** begin DATA LINES **

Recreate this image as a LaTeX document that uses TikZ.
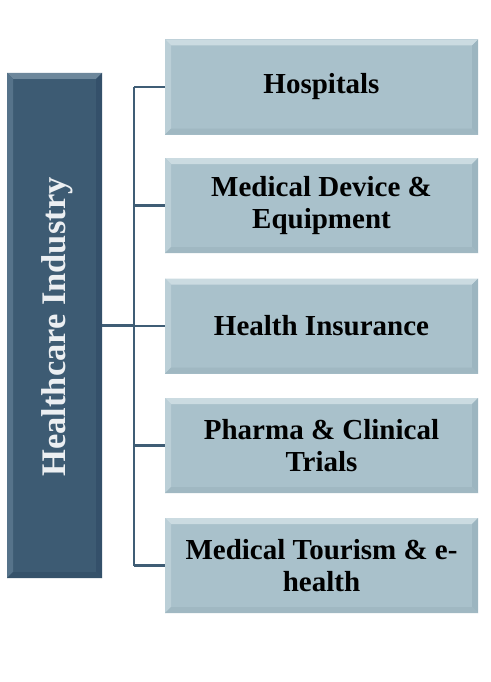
\documentclass[tikz,border=0pt]{standalone}
\usepackage{fontspec}
\setmainfont{Liberation Serif}
\definecolor{darkfill}{HTML}{3D5B73}
\definecolor{darktop}{HTML}{6D879B}
\definecolor{darkleft}{HTML}{56738A}
\definecolor{darkright}{HTML}{34506A}
\definecolor{darkbot}{HTML}{35526A}
\definecolor{lightfill}{HTML}{A9C1CB}
\definecolor{lighttop}{HTML}{CBDBE1}
\definecolor{lightleft}{HTML}{BBCFD7}
\definecolor{lightright}{HTML}{9CB5C0}
\definecolor{lightbot}{HTML}{A0B8C2}
\definecolor{linecol}{HTML}{3F5D75}
\definecolor{txtwhite}{HTML}{ECEFF2}
\newcommand{\bevelpic}[5]{%
  \fill[#2] (path picture bounding box.north west) -- (path picture bounding box.north east)
     -- ([shift={(-#1,-#1)}]path picture bounding box.north east) -- ([shift={(#1,-#1)}]path picture bounding box.north west) -- cycle;
  \fill[#3] (path picture bounding box.north west) -- (path picture bounding box.south west)
     -- ([shift={(#1,#1)}]path picture bounding box.south west) -- ([shift={(#1,-#1)}]path picture bounding box.north west) -- cycle;
  \fill[#4] (path picture bounding box.north east) -- (path picture bounding box.south east)
     -- ([shift={(-#1,#1)}]path picture bounding box.south east) -- ([shift={(-#1,-#1)}]path picture bounding box.north east) -- cycle;
  \fill[#5] (path picture bounding box.south west) -- (path picture bounding box.south east)
     -- ([shift={(-#1,#1)}]path picture bounding box.south east) -- ([shift={(#1,#1)}]path picture bounding box.south west) -- cycle;
}
\begin{document}
\begin{tikzpicture}[x=1pt,y=-1pt,
  rbox/.style={fill=lightfill, minimum width=313pt, minimum height=95pt, inner sep=0pt,
     align=center, font=\fontsize{29}{32}\selectfont\bfseries,
     path picture={\bevelpic{6pt}{lighttop}{lightleft}{lightright}{lightbot}}},
  lbox/.style={fill=darkfill, minimum width=95pt, minimum height=505pt, inner sep=0pt,
     path picture={\bevelpic{6pt}{darktop}{darkleft}{darkright}{darkbot}}},
  conn/.style={draw=linecol, line width=2.5pt}]
\useasboundingbox[fill=white] (0,0) rectangle (490,682);
\node[lbox] (L) at (54.5,325.5) {};
\node[rotate=90, text=txtwhite, font=\fontsize{34.5}{38}\selectfont\bfseries] (Lt) at (57.5,327) {Healthcare Industry};
\node[rbox] (b1) at (321.5,87) {Hospitals};
\node[rbox] (b2) at (321.5,205.5) {Medical Device \&\\Equipment};
\node[rbox] (b3) at (321.5,326) {Health Insurance};
\node[rbox] (b4) at (321.5,445.5) {Pharma \& Clinical\\Trials};
\node[rbox] (b5) at (321.5,565.5) {Medical Tourism \& e-\\health};
\coordinate (T) at (134,0);
\draw[conn] (b1.west -| T) -- (b5.west -| T);
\foreach \b in {b1,b2,b3,b4,b5} {\draw[conn] (\b.west) -- (\b.west -| T);}
\draw[conn] (L.east) -- (L.east -| T);
\end{tikzpicture}
\end{document}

** end DATA LINES **

PROBLEM DESCRIPTION
From the listing, extract all text exactly as given and drop any picture.

FULL RESPONSE
Recreate this image as a LaTeX document that uses TikZ.
\documentclass[tikz,border=0pt]{standalone}
\usepackage{fontspec}
\setmainfont{Liberation Serif}
\definecolor{darkfill}{HTML}{3D5B73}
\definecolor{darktop}{HTML}{6D879B}
\definecolor{darkleft}{HTML}{56738A}
\definecolor{darkright}{HTML}{34506A}
\definecolor{darkbot}{HTML}{35526A}
\definecolor{lightfill}{HTML}{A9C1CB}
\definecolor{lighttop}{HTML}{CBDBE1}
\definecolor{lightleft}{HTML}{BBCFD7}
\definecolor{lightright}{HTML}{9CB5C0}
\definecolor{lightbot}{HTML}{A0B8C2}
\definecolor{linecol}{HTML}{3F5D75}
\definecolor{txtwhite}{HTML}{ECEFF2}
\newcommand{\bevelpic}[5]{%
  \fill[#2] (path picture bounding box.north west) -- (path picture bounding box.north east)
     -- ([shift={(-#1,-#1)}]path picture bounding box.north east) -- ([shift={(#1,-#1)}]path picture bounding box.north west) -- cycle;
  \fill[#3] (path picture bounding box.north west) -- (path picture bounding box.south west)
     -- ([shift={(#1,#1)}]path picture bounding box.south west) -- ([shift={(#1,-#1)}]path picture bounding box.north west) -- cycle;
  \fill[#4] (path picture bounding box.north east) -- (path picture bounding box.south east)
     -- ([shift={(-#1,#1)}]path picture bounding box.south east) -- ([shift={(-#1,-#1)}]path picture bounding box.north east) -- cycle;
  \fill[#5] (path picture bounding box.south west) -- (path picture bounding box.south east)
     -- ([shift={(-#1,#1)}]path picture bounding box.south east) -- ([shift={(#1,#1)}]path picture bounding box.south west) -- cycle;
}
\begin{document}
\begin{tikzpicture}[x=1pt,y=-1pt,
  rbox/.style={fill=lightfill, minimum width=313pt, minimum height=95pt, inner sep=0pt,
     align=center, font=\fontsize{29}{32}\selectfont\bfseries,
     path picture={\bevelpic{6pt}{lighttop}{lightleft}{lightright}{lightbot}}},
  lbox/.style={fill=darkfill, minimum width=95pt, minimum height=505pt, inner sep=0pt,
     path picture={\bevelpic{6pt}{darktop}{darkleft}{darkright}{darkbot}}},
  conn/.style={draw=linecol, line width=2.5pt}]
\useasboundingbox[fill=white] (0,0) rectangle (490,682);
\node[lbox] (L) at (54.5,325.5) {};
\node[rotate=90, text=txtwhite, font=\fontsize{34.5}{38}\selectfont\bfseries] (Lt) at (57.5,327) {Healthcare Industry};
\node[rbox] (b1) at (321.5,87) {Hospitals};
\node[rbox] (b2) at (321.5,205.5) {Medical Device \&\\Equipment};
\node[rbox] (b3) at (321.5,326) {Health Insurance};
\node[rbox] (b4) at (321.5,445.5) {Pharma \& Clinical\\Trials};
\node[rbox] (b5) at (321.5,565.5) {Medical Tourism \& e-\\health};
\coordinate (T) at (134,0);
\draw[conn] (b1.west -| T) -- (b5.west -| T);
\foreach \b in {b1,b2,b3,b4,b5} {\draw[conn] (\b.west) -- (\b.west -| T);}
\draw[conn] (L.east) -- (L.east -| T);
\end{tikzpicture}
\end{document}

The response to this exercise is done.